Feb 29, 2008

Radio DJ hits out on Mavado

Kwesi "Hypa Hoppa" Hopkinson of Radioactive and RED 96.7 fame, has called on his peers in the entertainment industry to take a stand against violent music. Artists mentioned in his call include popular dancehall artists Movado and Busy Signal as well as hip hop mogul 50 Cent.

Hopkinson in an interview with the Trinidad Express stated, "There is no doubt that the music is influencing the youths towards violence. Particularly an artiste like Movado who says he's a gangsta for life and has the youths emulating that lifestyle." Other individuals do not necessarily hold Hypa Hoppa's views on the matter while some are in total agreement.

Hopkinson indicated that he has nothing personal against Movado or his music, he is concerned that the youths in Trinidad and Tobago are be adversely affected by the lyrical content along with the image that certain artists in the music industry are promoting. One person dstated that he was absolutely disgusted to know that at 7am while in a maxi(shuttle taxi), that young students were bombarded with lyrics talking about shooting and murder. In his opinion it does not set the right example for the future of the nation.

Other people and even some Dancehall artistes such as express by Vybz Kartel during his recent interview on TVJ's Impact seem to think that the responsibility lies at home squarely on the parents shoulders. As he was younger he also listened to very violent lyrics and music, however due to his parenting, he knew that was where the violence stops, with the end of the song.
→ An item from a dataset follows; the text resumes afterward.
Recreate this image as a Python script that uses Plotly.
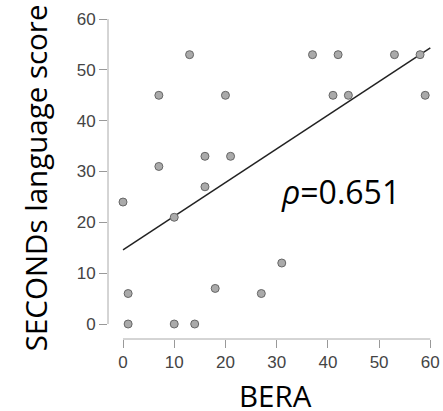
import plotly.graph_objects as go

# Data
bera = [0, 1, 1, 7, 7, 10, 10, 13, 14, 16, 16, 18, 20, 21, 27, 31, 37, 41, 42, 44, 53, 58, 59]
seconds_score = [24, 6, 0, 45, 31, 21, 0, 53, 0, 33, 27, 7, 45, 33, 6, 12, 53, 45, 53, 45, 53, 53, 45]

fit_x = [0, 60]
fit_intercept = 14.6
fit_slope = 0.662
fit_y = [fit_intercept + fit_slope * v for v in fit_x]

tick_vals = [0, 10, 20, 30, 40, 50, 60]
tick_text = ["0", "10", "20", "30", "40", "50", "60"]
x_title = "BERA"
y_title = "SECONDs language score"
rho_label = "<i>ρ</i>=0.651"

fig = go.Figure()
fig.add_trace(go.Scatter(
    x=fit_x, y=fit_y, mode="lines",
    line=dict(color="#222222", width=1.5), showlegend=False, hoverinfo="skip"))
fig.add_trace(go.Scatter(
    x=bera, y=seconds_score, mode="markers",
    marker=dict(size=8, color="#aaaaaa", line=dict(color="#666666", width=1)),
    showlegend=False))

axis_common = dict(
    showgrid=False, zeroline=False, showline=False, automargin=False,
    ticks="outside", ticklen=8, tickwidth=1, tickcolor="#999999",
    tickvals=tick_vals, ticktext=tick_text,
    tickfont=dict(family="Liberation Sans, Arial", size=17, color="#444444"),
)

title_font = dict(family="Open Sans", size=29.5, color="#000000")

fig.update_layout(
    width=443, height=411,
    margin=dict(l=108, r=5, t=14, b=72),
    paper_bgcolor="white", plot_bgcolor="white",
    xaxis=dict(range=[-2.93, 61.5], **axis_common),
    yaxis=dict(range=[-2.95, 61.0], **axis_common),
    shapes=[
        dict(type="line", xref="x", yref="paper", x0=0, x1=60, y0=0, y1=0,
             line=dict(color="#aaaaaa", width=1)),
        dict(type="line", xref="paper", yref="y", x0=0, x1=0, y0=0, y1=60,
             line=dict(color="#aaaaaa", width=1)),
    ],
    annotations=[
        dict(x=42.5, y=26.0, xref="x", yref="y", text=rho_label, showarrow=False,
             font=dict(family="Open Sans", size=32, color="#000000")),
        dict(x=0.509, y=-0.174, xref="paper", yref="paper", text=x_title,
             showarrow=False, font=title_font, xanchor="center", yanchor="middle"),
        dict(x=-0.221, y=0.495, xref="paper", yref="paper", text=y_title,
             showarrow=False, font=title_font, textangle=-90,
             xanchor="center", yanchor="middle"),
    ],
)

fig.write_html("out.html", config={"displayModeBar": False},
               post_script="document.body.style.margin='0';document.body.style.overflow='hidden';")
Hypa Hoppa also said, "We need to understand what Movado is doing to the youths when he says he's a gangsta for life. We have to take a stand against the music that's inflaming these young minds, because they are not strong enough to withstand these messages."

He continued to say that in his Afternoon Drive programme that no violent music will be played and is also urging other radio personalities to follow suit and set an example. Hopkinson is not calling for a ban against the music, but an exercise of caution when playing music on the national airwaves. Will Jamaican Radio DJs take such a stance? Do you think violence music contribute to violent crimes?